Readings of the week

Finished (finally) Fiasco by Tom Ricks, and yeah, it’s just as depressing and just as well-done as you’ve heard.  Guess what?  The Iraq war is going badly.  It’s been going badly from Day One!  It’s been going badly since before Day One!  Yippee.  It really does a good job of outlining, chronologically, the good (yes, there was some, but it was largely ignored or trampled) and bad about the build up, the invasion, and the occupation.  Next on my list: Night Draws Near by Anthony Shadid, also of the Washington Post.

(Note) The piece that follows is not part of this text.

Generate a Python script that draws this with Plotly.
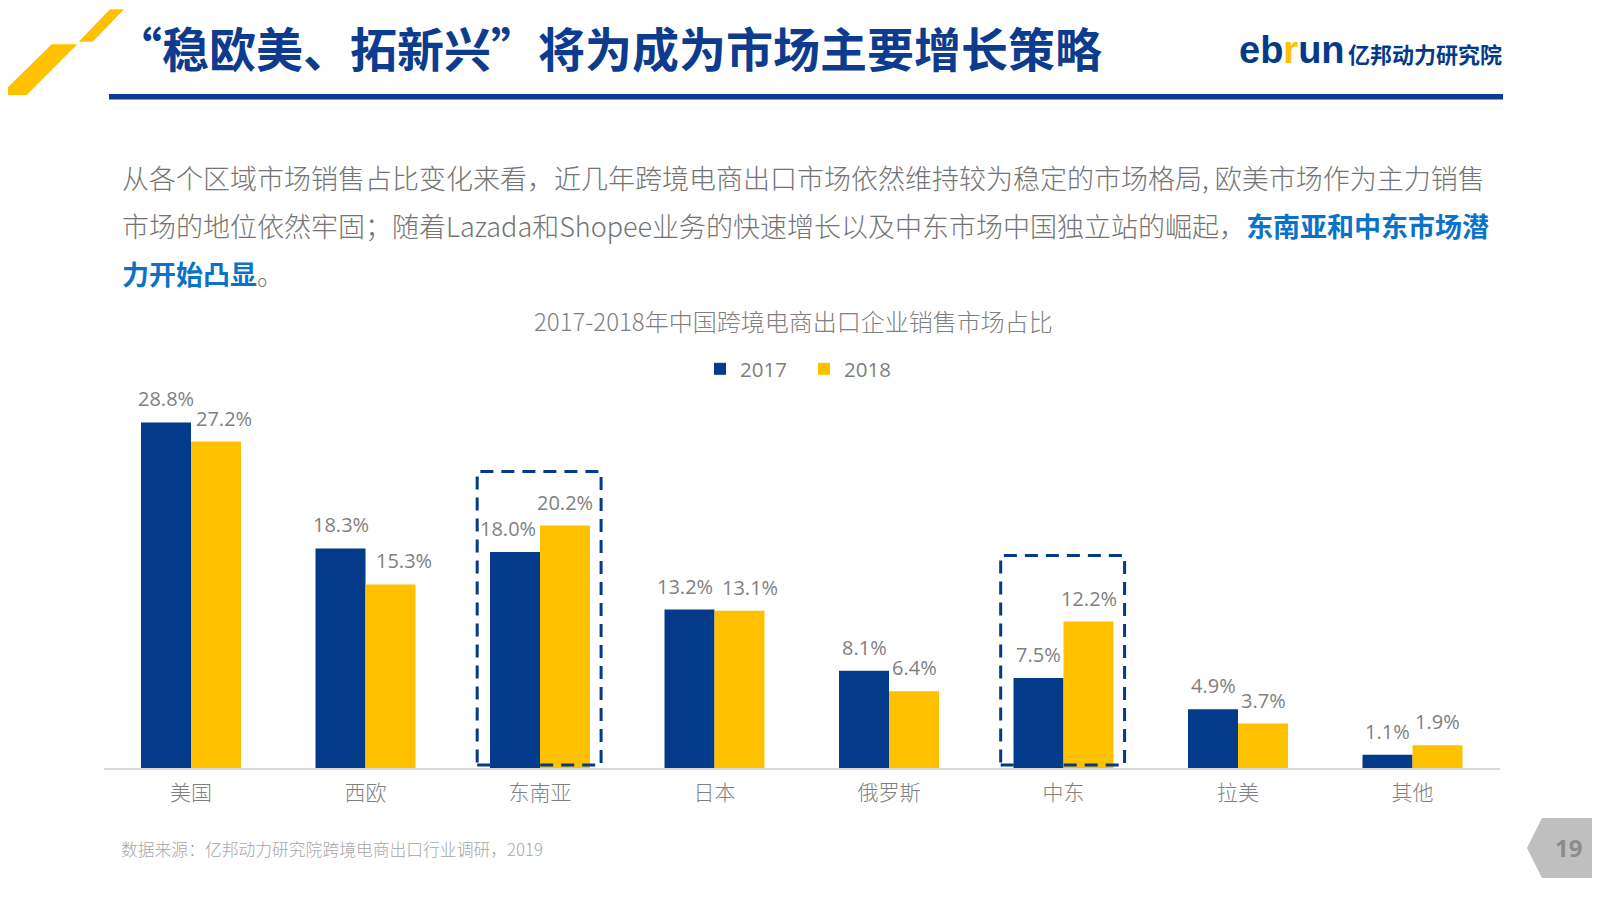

For the other read of the day, let me say, first, yes, yes, spare me all the “Hunter S. Thompson is overrated” blah blah: I just read an interview with his artist, Ralph Steadman, from the New York Times Freakonomics blog, and two lines caught me.  First, this, in response to the standard “who are your influences” question:

Q: Who are your favorite artists in any genre, classic or contemporary? Your favorite writers? Where did you get those shoes?

A: It has to be Goya’s Caprichios at the time of the Spanish Inquisition and the Napoleonic Wars. (See Milos Foreman’s Goya’s Ghosts which shows the awesome connections.) I love Picasso’s freedom. Leonardo da Vinci, of course, Max Beckmann, Georg Grosz — especially his immediate post first World War Weimar Republic paintings and etchings, Max Ernst collage, Otto Dix, William Burroughs, Jack Kerouac (Desolation Angels), Nietzsche, Oscar Wilde (De Profundis), Mayarkovsky (Art and Poetry), and H.L. Mencken.

I draw my shoes and make them out of paper.

I love that last line, and now I need to use it somewhere.  I also need, somehow, to use the way he described his relationship with Thompson: a “partnership and provocation.